Thursday could have been possibly the most interesting day in financial markets this week. We got a bunch of macroeconomic releases which impacted many assets, here and there quite severely. However, the US dollar was not able to get back at least some of its recent losses, what’s more it was the worst performing currency in G10, again. Let’s take a closer look at the most important events which took place today.

First of all, the Australian jobs market showed its strength a second month in a row marking the best back-to-back performance since 1988. What’s more, an increase in employment was mainly due to full-time jobs which could make the June’s report even more hawkish. On the other hand, a recent uptick in the AUD exchange rate could urge the RBA to cool off market’s expectations which have mounted following the latest minutes. Either way, the AUD could keep prospering well against low yield currencies.

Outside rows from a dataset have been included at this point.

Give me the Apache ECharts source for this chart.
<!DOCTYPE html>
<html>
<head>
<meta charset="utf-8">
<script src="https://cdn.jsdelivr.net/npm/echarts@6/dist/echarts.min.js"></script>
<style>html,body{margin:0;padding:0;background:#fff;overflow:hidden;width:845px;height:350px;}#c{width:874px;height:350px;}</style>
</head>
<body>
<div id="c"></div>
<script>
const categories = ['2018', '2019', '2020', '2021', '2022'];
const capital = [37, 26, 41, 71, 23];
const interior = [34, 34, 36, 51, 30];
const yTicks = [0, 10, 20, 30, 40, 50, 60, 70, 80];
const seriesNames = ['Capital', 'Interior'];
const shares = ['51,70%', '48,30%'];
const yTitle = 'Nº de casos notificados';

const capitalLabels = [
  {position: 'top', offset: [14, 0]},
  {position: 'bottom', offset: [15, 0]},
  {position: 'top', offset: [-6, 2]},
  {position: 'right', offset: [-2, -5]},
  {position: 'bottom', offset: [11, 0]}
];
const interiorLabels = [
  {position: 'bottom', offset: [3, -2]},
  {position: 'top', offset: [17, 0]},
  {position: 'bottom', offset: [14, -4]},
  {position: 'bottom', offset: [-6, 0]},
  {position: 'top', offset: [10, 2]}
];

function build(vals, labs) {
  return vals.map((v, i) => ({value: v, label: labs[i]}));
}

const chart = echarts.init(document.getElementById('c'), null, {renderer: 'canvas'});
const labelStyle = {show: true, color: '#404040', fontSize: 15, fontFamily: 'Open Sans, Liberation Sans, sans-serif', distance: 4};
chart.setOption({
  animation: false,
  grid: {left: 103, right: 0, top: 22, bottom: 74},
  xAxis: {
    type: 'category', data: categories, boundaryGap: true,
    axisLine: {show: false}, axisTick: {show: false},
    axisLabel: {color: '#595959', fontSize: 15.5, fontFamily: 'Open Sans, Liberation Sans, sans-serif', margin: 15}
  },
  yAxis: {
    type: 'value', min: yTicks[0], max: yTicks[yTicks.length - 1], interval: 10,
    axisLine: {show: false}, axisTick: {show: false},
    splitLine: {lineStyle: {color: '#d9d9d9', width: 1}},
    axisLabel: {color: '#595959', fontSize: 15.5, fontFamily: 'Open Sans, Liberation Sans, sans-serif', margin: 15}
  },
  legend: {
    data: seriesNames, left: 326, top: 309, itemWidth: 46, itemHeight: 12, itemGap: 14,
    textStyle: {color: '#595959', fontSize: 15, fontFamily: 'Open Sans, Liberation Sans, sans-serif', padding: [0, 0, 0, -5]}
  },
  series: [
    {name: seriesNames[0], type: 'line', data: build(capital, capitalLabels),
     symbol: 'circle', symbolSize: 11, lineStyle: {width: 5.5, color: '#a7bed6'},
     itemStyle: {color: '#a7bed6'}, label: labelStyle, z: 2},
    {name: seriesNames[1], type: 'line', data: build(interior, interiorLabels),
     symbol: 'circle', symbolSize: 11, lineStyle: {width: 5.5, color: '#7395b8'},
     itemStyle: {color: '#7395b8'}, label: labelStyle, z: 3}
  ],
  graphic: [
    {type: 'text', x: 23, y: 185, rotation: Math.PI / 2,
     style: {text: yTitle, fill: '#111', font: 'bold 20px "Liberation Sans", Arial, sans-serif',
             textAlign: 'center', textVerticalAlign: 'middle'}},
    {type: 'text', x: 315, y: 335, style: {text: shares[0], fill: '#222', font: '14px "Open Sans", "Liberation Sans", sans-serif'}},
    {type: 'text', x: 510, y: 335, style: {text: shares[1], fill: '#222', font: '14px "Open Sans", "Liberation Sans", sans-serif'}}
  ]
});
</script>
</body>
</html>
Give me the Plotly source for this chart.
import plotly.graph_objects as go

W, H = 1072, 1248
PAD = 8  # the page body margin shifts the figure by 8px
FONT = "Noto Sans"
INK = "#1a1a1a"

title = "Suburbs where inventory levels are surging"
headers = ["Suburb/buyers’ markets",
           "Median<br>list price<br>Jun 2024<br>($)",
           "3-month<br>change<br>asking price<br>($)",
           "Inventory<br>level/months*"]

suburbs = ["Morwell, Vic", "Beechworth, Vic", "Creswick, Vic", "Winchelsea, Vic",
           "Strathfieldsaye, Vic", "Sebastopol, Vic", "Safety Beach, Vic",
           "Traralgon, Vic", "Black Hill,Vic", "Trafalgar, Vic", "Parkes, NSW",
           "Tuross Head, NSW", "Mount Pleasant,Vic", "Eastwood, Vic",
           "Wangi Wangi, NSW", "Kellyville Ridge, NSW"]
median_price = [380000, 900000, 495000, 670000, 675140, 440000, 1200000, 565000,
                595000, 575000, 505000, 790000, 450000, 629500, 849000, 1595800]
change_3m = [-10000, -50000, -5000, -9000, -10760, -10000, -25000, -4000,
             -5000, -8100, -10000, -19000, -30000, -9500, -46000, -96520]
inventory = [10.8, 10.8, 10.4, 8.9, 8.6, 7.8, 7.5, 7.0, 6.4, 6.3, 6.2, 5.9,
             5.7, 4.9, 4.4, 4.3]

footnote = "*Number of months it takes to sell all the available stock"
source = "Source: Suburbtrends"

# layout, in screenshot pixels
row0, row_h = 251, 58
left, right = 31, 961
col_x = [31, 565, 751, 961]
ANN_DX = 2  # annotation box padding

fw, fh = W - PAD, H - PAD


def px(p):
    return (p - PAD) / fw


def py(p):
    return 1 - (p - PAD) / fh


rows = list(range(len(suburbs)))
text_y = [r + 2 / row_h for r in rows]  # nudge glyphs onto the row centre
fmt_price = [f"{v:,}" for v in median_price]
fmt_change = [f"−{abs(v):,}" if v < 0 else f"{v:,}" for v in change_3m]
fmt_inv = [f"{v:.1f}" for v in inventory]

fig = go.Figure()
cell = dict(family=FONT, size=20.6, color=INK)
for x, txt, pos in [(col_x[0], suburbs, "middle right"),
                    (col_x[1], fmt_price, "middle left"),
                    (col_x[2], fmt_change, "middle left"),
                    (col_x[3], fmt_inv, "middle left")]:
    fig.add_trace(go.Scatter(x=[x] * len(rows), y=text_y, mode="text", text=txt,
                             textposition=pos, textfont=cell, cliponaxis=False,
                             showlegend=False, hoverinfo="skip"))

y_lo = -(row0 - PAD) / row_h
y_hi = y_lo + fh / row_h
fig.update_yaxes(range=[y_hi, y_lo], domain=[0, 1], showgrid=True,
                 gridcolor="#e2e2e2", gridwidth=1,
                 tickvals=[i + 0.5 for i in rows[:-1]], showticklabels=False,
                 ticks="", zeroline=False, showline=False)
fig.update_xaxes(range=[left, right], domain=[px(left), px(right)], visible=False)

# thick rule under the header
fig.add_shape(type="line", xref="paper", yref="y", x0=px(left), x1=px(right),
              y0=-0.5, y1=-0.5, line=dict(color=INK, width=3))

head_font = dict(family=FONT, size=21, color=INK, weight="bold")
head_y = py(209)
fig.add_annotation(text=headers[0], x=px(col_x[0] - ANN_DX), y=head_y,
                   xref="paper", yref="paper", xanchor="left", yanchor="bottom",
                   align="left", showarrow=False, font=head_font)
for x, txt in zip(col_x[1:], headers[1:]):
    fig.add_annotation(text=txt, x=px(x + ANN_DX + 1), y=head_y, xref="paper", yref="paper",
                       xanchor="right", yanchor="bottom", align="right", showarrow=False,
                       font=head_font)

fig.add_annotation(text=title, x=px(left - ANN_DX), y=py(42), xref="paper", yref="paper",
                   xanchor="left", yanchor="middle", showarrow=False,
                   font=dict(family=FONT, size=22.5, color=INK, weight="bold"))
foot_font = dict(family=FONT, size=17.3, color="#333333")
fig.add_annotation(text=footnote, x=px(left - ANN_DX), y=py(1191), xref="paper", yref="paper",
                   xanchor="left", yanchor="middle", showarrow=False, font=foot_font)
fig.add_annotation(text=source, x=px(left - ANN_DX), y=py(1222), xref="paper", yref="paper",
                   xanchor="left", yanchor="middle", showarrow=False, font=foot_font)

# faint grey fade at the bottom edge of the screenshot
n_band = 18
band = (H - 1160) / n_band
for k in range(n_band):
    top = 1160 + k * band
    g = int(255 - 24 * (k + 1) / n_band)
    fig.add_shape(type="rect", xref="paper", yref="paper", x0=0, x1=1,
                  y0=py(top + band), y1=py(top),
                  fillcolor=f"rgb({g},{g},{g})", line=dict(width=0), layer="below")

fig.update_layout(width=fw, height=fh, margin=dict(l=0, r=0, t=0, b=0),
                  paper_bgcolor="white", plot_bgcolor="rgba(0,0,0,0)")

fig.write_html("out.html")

 When it comes to the Bank of Japan’s decision there was no a surprise as the BoJ chose to leave monetary policy settings unchanged as it was widely expected. Albeit, it trimmed its inflation forecasts (yet again) spreading concerns among market participants whether the BoJ is able to lift prices towards its 2% target at all. It has to be said though, that the BoJ reveals its inflation projections arguably not to foretell a specific level of inflation but rather to solidify inflation expectations going forward.

Looking elsewhere, there was a print of UK’s retail sales which turned out to beat quite easily market consensuses. As a result, the pound has jumped to 1.30, reversing its earlier losses. Having looked into some details one could notice that higher sales was probably caused by a wave of heat which, in turn, had increased a demand for garments. Moreover, lower prices registered in the past month helped to prop up a demand as well making goods and services relatively cheaper.

The ECB left interest rates unchanged as it was broadly expected, main focus was on the press conference though. The euro gained in the aftermath as Draghi  remained all options on the table with regard to the meeting in September (new macroeconomic forecasts will be published). On the one hand, Draghi kept talking up the economic outlook, on the other one, he’ was quite cautious in terms of the exchange-rate saying that ’tighter monetary conditions are the last thing the ECB wants’.

US data published today was disappointing once again, at least regarding the Philadelphia FED index. While a market estimation had indicated a rise from 27.6 to 23, an official print turned out to be even more depressing. It slumped to the lowest level this year suggesting that entrepreneurs have already begun raising some concerns in terms of clarity of the future’s conditions to run businesses.

Last but not least event was an expansion of Trump’s probe by the US special counsel pertaining to possible ties between the Donald Trump campaign and Russia in last year’s election. What all that means for the US dollar? In short, another wave of turmoil which ultimately could push back a possible tax reform even more bringing uncertainty across many classes of assets.